Der Gerichtshof erklärte die drei Zwischensprüche und die drei endgültigen Schiedsurteile des Den Haager Schiedsgerichts für nichtig.
„Die russische Föderation war nicht an die vorläufige Entscheidung des Schiedsgerichts gebunden“, entschied der Gerichtshof. „Das Schiedsgericht hat sich zu Unrecht für zuständig erklärt, die Schadensersatzforderungen anzunehmen und ein abschließendes Urteil zu fällen.“
Geklagt hatten drei ehemaligen Hauptaktionäre von Yukos – Chodorkowski selbst nicht. Die Klageschriften wurden 2005 eingereicht. Die drei Kläger forderten über 114 Milliarden US-Dollar, weil Russlands Steuerforderungen unberechtigt gewesen seien und Russland Geldstrafen verhängt und Vermögenswerte beschlagnahmt habe. Außerdem habe Russland Yukos mit dem Entzug von Lizenzen bedroht und eine Fusion mit dem russischen Ölkonzern Sibneft annulliert. Durch die Gesamtheit der Maßnahmen habe die Russische Föderation den Verkauf von YNG (Yukos) erzwungen.
Russland argumentierte von Anfang an damit, dass es die Zuständigkeit des Schiedsgerichts zurückwies, weil Russland nie den Vertrag über die Zuständigkeit des Schiedsgerichts ratifiziert habe, sprich, sich nie seinen Urteilen unterworfen habe.

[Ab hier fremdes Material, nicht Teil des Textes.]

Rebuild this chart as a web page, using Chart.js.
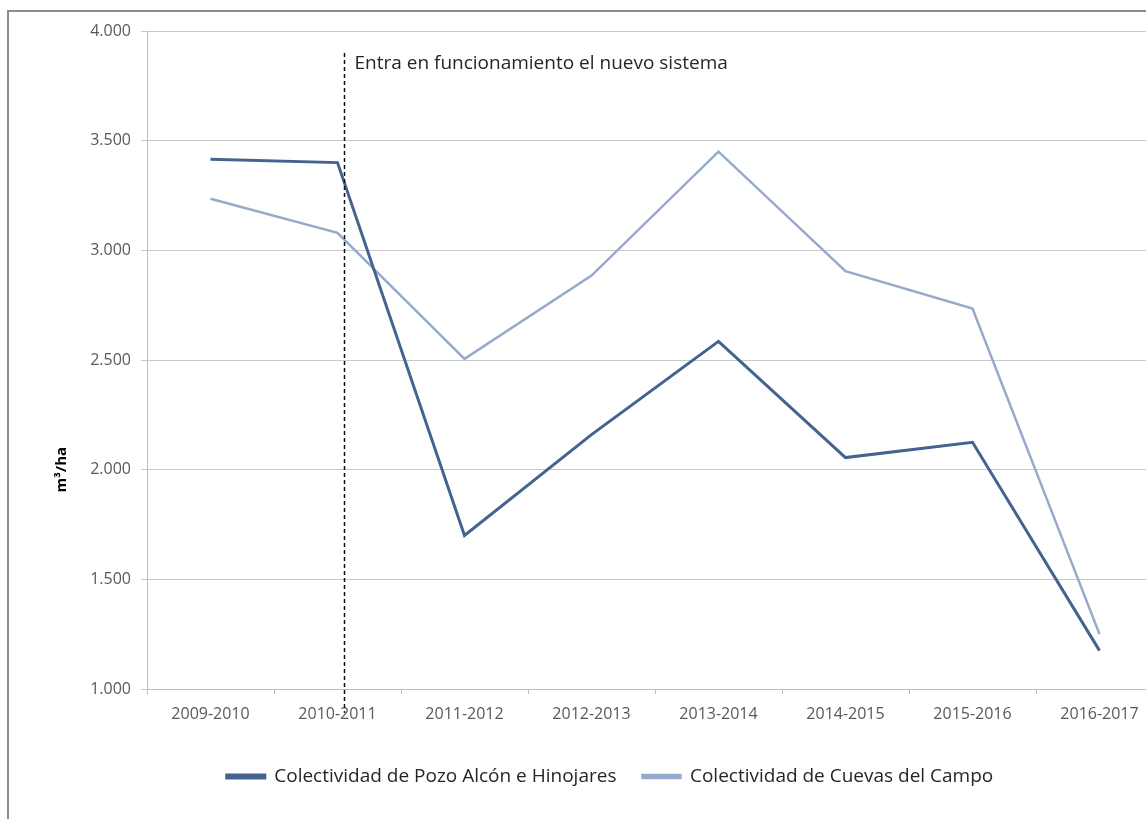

Nach dem Urteil des Schiedsgerichts sollte Russland an die drei Kläger 50 Milliarden USD zahlen. Aufgrund des Urteils ließen die Kläger Konten russischer diplomatischer Vertretungen in Belgien sperren, die aber nach russischem Protest wieder freigegeben wurden. In Frankreich wurden weitere Vermögenswerte gepfändet. In Deutschland ist eine Entscheidung über Durchsetzbarkeit des Urteils noch anhängig.
Als Reaktion verabschiedete das russische Parlament im Oktober 2015 ein Gesetz, das es ermöglicht, das Vermögen anderer Staaten in Russland zu beschlagnahmen, falls in deren Land russisches Eigentum gepfändet wurde.
Zuvor hatten die ehemaligen Yukos-Eigner am Europäischen Gerichtshof für Menschenrechte wegen „mutmaßlicher Diskriminierung des Konzerns durch die Steuerverfahren des russischen Staates“ geklagt. Sie forderten Schadensersatz in Höhe von 98 Milliarden US-Dollar. Die Klage wurde im September 2011 teilweise abgewiesen. Der EGH sah keinen Verstoß gegen das Diskriminierungsverbot. Es gebe keine Hinweise, dass Russland die Steuerverfahren gegen Yukos dazu missbraucht hätte, um das Unternehmen zu zerstören und alle Aktiva des Konzerns unter seine Kontrolle zu bringen. Der Gerichtshof monierte allerdings die Unverhältnismäßigkeit der Mittel, mit denen der Staat vorgegangen sei.
Gemäß dem Urteil des übergeordneten Gerichts sind Vollstreckungen damit hinfällig geworden.